First of all, the axiom of infinity is one you can easily drop, and do finite set theory. This is "rescuing" set theory from "logical contradictions," and I'm sure it's much easier than whatever tortured interpretation of calculus he's come up with. Second of all, he's clearly had no engagement with what set theoreticians are *actually saying*: they have a specific definition of "size" called "cardinality," and confusing it for other characterizations of size that coincide on fintie sets are where most "paradoxes" about infinite things arise. If he had actually engaged with set theory, he would both:

- know that cardinality has a specific meaning distinct from colloquial size, and
- that it is defined literally just by taking a representative of an equivalence class under bijection, i.e. the "size" of a countably infinite set is
*by definition*just the natural number set (just like the "size" of a set of 3 objects is the number 3, which is by definition a particular set with 3 objects). This does not even implicitly or abstractly carry with it any notion of "completing" an infinite process.

Now re-examine the concept of infinity. "Infinite" means "never-ending," "incomplete," "always-bigger-than."

But "always-bigger-than"is another way of saying "Not merely A.

More than A."In other words, the very term "infinite" is an

explicit denial of identityTherefore, an "infinite thing" is "a thing which is itself,

and more-than-itself at the same time." An outright contradiction.

This passage is where I stopped reading, as it became clear that he *has not even had any interaction with logic, philosophical or otherwise*. Because this simply is not what "contradiction" means.

First off, he's done the thing again where he's stated three inequivalent words as if they were synonyms in order to define a concept in a way that is entirely private so that he can delude himself into believing he's made an argument. An infinite set is not (strictly) bigger than itself. In the case of the integers, its *elements* always have larger elements. These are completely different orders. These are different classes of objects. I can't possibly imagine how anyone could make this most basic of object-type errors and expect to be taken seriously in their opinions on philosophy of mathematics, much less found an *institute* on the basis of said errors. An infinite set, indeed, is what it is. It simply *is not* more than itself; no one since Cantor other than he has ever attempted to abuse concepts to assert so.

Moreover, the final nail in the coffin, in order to assert that something is a contradiction, he must demonstrate that the premises entail both A and ¬A. He does not even attempt to give an argument why "is" and "more than" are such that "thing" and "more than thing" are necesarily different. He merely *asserts* it. This is the opposite of an argument.

The root of his misunderstanding appears to be the mistaken belief that the "things mathematics are about" are in some way procedural in nature, and that when a mathematician writes down something that would seem to encode a nonterminating process, his only option for reasoning about that object is to somehow complete the nonterminating process. In fact, he can just…use the properties that define the object he has notated, without ever actually completing a supertask. To prove that every natural number is either odd or even, I need not check every natural number. Nevertheless, my deductions will hold for all (infinitely many) natural numbers. Mathematics is not computation, and computation is not mathematics. Specifications and algorithms are distinct.
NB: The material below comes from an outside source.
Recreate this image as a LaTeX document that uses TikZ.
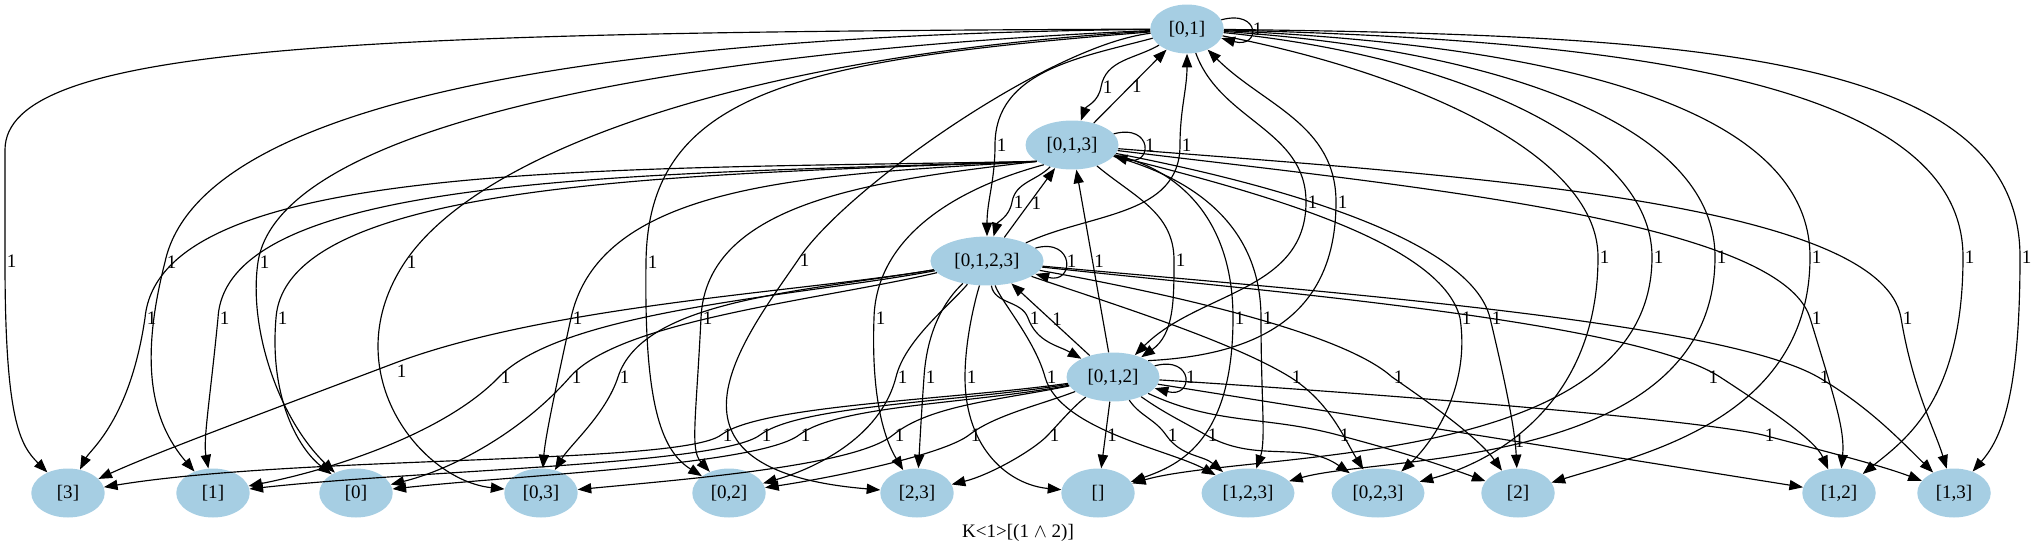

I would expect anyone to actually take the time to *learn* something about the things he criticizes before going out and trying to solicit people's email addresses and (presumably) money. His ends are too noble for him to tarnish the entire concept of stateless research by abject ignorance about the subjects he purports to improve. He doesn't even have to believe in infinite sets; there are a lot of finitists who do great work and whom I respect. But those finitists necessarily know the first thing about logic, because they actually perform mathematics, and as such, don't attempt to make the claim that infinite sets are logically contradictory. They simply claim that they don't exist for non-logical reasons, and therefore infinite mathematics is valid deduction from false premises, i.e. it isn't "about" anything useful. If infinite sets were *actually* logically contradictory, especially via a 4-step deduction, software capable of automated proof generation would have found the contradictory sentences 50 years ago.

His general point stands, though. People writing introductory statistics textbooks for life and social scientists have completely *bastardized* the (mostly fine, in my opinion) foundations of statistics. The epistemological vices that flow from the "null ritual" (see Gerd Gigernzer's work) cause an eternal 95%-confidence lake of fire in which the non-physical sciences have been locked for a century. He is, however, too bold in extrapolating this observation. It's not a flaw native to higher levels of the Comte's hierarchy and gets passed down that causes this—it's a genuinely original mutation, adapted to these disciplines' students' mathematical and philosophical ineptitude, had I to guess. ^{2} Hopefully, Patterson can do some self-reflection, improve his methodology, and produce a system that produces genuine knowledge and can actually out-compete the corrupt, statist hellhole we're all running from.

I find their nature rather mundane, actually, and consider the popular mathematics communicators that try to make them seem "mysterious" to be downright enemies of the people—it manufactures confusion such as his.

This isn't to say that those higher levels don't have problems, of course. The foundations of mathematics work wonderfully, but are unwieldly to use in practice. Ideally, we'd work in proof assistants, so that papers would contain unassailably correct deductions (contingent on the correctness of the verifier's software stack); doing this in a Hilbert-style deductive system and brute ZFC would be agony. Casting mathematical foundations in more ergonomic, computable terms like homotopy type theory is an active area of research. Various philosophical interpretations of physics have severe problems—heck, the standard model, the best-confirmed prediction about the external world mankind has ever made *must be wrong* (it implies that some interactions at higher energy have infinite yield). We simply have neither the experiments nor sufficiently sophisticated mathematics (specifically: a set-theoretic model for the path-integral) to fix it yet. However, I have seen absolutely no evidence that these deficiencies cause problems for the lower, non-social sciences. (Some ridiculous metaphysical conclusions have been drawn from the interpretations of quantum mechanics, though; these might well have caused some problems in social science. I know no examples.)